● **Supplied information**
»»

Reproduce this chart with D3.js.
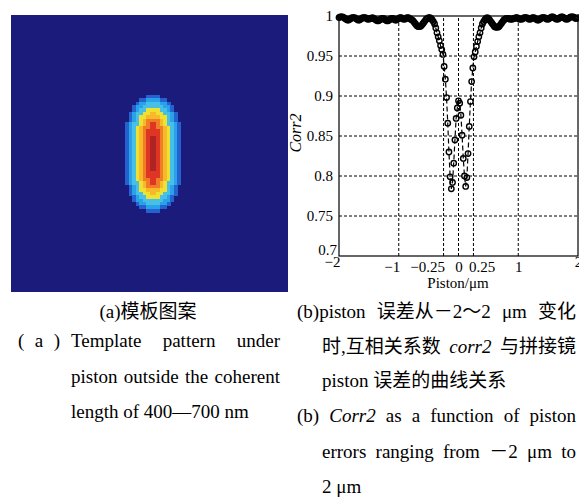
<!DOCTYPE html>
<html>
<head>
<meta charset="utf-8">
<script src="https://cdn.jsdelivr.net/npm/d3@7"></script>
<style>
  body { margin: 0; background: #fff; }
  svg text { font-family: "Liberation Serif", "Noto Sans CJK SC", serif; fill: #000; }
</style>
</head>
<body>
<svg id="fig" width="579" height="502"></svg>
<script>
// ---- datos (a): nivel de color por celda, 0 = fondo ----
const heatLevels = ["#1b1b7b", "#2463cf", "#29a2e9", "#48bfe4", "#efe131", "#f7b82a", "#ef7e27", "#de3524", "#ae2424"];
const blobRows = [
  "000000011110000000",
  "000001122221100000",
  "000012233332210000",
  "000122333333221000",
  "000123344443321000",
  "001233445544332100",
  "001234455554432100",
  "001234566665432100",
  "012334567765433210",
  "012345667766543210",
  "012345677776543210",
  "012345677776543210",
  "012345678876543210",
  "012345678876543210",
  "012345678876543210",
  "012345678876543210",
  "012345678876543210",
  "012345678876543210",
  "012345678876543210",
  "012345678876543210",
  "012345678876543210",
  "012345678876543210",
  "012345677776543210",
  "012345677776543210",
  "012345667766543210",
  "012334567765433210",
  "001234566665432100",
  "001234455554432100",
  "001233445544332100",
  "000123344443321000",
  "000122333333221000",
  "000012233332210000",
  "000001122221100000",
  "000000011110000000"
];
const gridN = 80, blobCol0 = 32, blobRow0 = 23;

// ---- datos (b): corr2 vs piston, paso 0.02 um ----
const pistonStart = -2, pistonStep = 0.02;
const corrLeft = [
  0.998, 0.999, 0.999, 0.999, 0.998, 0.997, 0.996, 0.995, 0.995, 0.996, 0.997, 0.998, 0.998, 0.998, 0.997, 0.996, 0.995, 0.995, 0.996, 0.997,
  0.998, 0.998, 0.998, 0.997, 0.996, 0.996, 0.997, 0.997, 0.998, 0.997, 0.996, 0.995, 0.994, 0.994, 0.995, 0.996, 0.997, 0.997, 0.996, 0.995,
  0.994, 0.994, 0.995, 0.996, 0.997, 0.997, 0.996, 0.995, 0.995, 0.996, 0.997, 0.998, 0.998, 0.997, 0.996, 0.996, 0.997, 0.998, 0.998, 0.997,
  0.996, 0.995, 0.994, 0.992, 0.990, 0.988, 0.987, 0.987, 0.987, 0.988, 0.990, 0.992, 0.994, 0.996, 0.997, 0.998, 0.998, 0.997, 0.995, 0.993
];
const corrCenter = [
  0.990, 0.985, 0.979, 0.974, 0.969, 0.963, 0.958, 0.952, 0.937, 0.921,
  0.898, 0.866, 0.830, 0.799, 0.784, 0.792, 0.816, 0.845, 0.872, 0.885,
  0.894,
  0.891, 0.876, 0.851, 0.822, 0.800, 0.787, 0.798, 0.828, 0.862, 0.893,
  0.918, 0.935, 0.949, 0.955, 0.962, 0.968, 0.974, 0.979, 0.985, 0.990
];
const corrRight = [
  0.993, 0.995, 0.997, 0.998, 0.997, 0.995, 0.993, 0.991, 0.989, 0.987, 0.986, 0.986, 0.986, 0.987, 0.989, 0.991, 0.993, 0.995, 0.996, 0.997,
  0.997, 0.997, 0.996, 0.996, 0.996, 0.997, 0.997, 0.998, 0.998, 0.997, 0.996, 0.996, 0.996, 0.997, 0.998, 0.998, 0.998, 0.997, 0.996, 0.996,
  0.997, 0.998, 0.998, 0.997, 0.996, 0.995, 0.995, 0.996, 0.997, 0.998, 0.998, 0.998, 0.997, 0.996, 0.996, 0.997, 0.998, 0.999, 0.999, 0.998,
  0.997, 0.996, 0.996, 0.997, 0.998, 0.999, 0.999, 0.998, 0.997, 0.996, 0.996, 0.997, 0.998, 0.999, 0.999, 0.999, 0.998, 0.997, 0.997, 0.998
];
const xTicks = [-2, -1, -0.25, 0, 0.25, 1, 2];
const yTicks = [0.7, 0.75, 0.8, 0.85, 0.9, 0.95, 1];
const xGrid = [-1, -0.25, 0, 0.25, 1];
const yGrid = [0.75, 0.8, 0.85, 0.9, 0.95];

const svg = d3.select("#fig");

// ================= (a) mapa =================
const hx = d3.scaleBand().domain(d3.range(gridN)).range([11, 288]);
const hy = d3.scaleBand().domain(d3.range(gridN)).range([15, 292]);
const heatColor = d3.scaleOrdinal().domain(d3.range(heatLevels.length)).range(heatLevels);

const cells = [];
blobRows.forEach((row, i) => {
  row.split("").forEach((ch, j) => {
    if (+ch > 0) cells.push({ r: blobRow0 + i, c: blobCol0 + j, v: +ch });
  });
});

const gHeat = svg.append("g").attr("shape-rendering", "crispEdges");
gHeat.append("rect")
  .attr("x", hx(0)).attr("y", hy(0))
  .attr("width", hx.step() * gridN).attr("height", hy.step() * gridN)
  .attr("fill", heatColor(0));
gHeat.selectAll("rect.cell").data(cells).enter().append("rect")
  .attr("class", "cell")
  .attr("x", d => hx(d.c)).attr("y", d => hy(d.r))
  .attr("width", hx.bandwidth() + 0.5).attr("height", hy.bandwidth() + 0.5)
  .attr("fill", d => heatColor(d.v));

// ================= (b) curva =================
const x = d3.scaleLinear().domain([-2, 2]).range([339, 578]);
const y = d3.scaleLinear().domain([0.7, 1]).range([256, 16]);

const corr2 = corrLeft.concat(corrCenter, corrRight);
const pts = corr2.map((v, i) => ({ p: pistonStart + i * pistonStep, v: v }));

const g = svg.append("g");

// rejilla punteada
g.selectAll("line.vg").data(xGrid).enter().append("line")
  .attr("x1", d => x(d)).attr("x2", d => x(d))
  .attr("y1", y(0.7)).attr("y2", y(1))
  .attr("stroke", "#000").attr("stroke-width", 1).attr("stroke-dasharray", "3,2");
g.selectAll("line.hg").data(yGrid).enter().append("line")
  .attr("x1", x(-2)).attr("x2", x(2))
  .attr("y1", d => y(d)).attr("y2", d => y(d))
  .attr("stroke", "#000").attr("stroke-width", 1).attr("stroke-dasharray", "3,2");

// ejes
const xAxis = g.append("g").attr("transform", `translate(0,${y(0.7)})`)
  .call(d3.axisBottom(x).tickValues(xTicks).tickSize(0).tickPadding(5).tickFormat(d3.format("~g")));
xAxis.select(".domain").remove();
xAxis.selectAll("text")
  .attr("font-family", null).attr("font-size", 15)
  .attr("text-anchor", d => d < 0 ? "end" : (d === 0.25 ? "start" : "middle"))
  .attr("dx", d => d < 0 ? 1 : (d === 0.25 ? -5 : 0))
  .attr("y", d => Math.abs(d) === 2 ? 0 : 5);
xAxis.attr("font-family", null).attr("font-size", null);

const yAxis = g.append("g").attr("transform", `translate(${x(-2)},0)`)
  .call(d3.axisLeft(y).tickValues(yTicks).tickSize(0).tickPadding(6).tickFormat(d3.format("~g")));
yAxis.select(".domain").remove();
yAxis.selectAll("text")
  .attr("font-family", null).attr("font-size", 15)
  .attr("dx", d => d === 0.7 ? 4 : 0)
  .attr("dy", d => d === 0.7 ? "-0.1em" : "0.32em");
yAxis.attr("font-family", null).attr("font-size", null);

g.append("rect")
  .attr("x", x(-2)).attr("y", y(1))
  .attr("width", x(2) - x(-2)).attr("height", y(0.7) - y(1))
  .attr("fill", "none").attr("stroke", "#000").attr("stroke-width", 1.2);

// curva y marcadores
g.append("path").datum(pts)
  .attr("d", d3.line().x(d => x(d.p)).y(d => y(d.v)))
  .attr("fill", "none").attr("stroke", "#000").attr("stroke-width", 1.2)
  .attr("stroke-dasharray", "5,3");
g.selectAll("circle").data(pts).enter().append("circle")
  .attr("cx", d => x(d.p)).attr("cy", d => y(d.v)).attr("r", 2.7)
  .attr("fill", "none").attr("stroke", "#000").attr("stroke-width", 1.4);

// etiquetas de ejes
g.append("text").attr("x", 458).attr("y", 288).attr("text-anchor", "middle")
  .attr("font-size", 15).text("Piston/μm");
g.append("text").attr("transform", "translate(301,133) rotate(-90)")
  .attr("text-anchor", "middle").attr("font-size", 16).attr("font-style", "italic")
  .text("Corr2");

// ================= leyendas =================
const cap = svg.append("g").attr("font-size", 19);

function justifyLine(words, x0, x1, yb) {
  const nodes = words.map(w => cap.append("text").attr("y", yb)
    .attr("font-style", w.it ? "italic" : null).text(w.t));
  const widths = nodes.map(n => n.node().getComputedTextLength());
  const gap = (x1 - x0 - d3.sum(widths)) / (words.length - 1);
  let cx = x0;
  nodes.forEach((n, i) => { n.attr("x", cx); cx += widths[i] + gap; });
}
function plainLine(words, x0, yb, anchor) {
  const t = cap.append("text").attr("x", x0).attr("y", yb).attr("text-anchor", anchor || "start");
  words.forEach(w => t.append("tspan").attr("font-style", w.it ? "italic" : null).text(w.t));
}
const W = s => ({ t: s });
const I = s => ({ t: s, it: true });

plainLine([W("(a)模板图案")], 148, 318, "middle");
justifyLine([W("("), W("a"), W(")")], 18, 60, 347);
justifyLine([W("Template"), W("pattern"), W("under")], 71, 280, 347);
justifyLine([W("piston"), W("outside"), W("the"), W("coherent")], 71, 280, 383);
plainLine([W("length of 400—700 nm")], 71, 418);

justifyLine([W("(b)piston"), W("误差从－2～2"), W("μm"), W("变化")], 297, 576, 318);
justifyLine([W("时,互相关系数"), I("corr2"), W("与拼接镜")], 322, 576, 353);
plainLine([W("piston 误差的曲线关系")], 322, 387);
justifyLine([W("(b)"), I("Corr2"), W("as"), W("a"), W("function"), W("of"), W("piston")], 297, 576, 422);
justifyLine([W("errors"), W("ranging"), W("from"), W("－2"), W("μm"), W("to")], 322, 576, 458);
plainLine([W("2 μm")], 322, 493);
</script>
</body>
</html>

««

● **Set task**
Output exactly the span of lines from the top of the listing through the line holding "const gridN = 80, blobCol0", and leave every picture out.

● **Output**
Reproduce this chart with D3.js.
<!DOCTYPE html>
<html>
<head>
<meta charset="utf-8">
<script src="https://cdn.jsdelivr.net/npm/d3@7"></script>
<style>
  body { margin: 0; background: #fff; }
  svg text { font-family: "Liberation Serif", "Noto Sans CJK SC", serif; fill: #000; }
</style>
</head>
<body>
<svg id="fig" width="579" height="502"></svg>
<script>
// ---- datos (a): nivel de color por celda, 0 = fondo ----
const heatLevels = ["#1b1b7b", "#2463cf", "#29a2e9", "#48bfe4", "#efe131", "#f7b82a", "#ef7e27", "#de3524", "#ae2424"];
const blobRows = [
  "000000011110000000",
  "000001122221100000",
  "000012233332210000",
  "000122333333221000",
  "000123344443321000",
  "001233445544332100",
  "001234455554432100",
  "001234566665432100",
  "012334567765433210",
  "012345667766543210",
  "012345677776543210",
  "012345677776543210",
  "012345678876543210",
  "012345678876543210",
  "012345678876543210",
  "012345678876543210",
  "012345678876543210",
  "012345678876543210",
  "012345678876543210",
  "012345678876543210",
  "012345678876543210",
  "012345678876543210",
  "012345677776543210",
  "012345677776543210",
  "012345667766543210",
  "012334567765433210",
  "001234566665432100",
  "001234455554432100",
  "001233445544332100",
  "000123344443321000",
  "000122333333221000",
  "000012233332210000",
  "000001122221100000",
  "000000011110000000"
];
const gridN = 80, blobCol0 = 32, blobRow0 = 23;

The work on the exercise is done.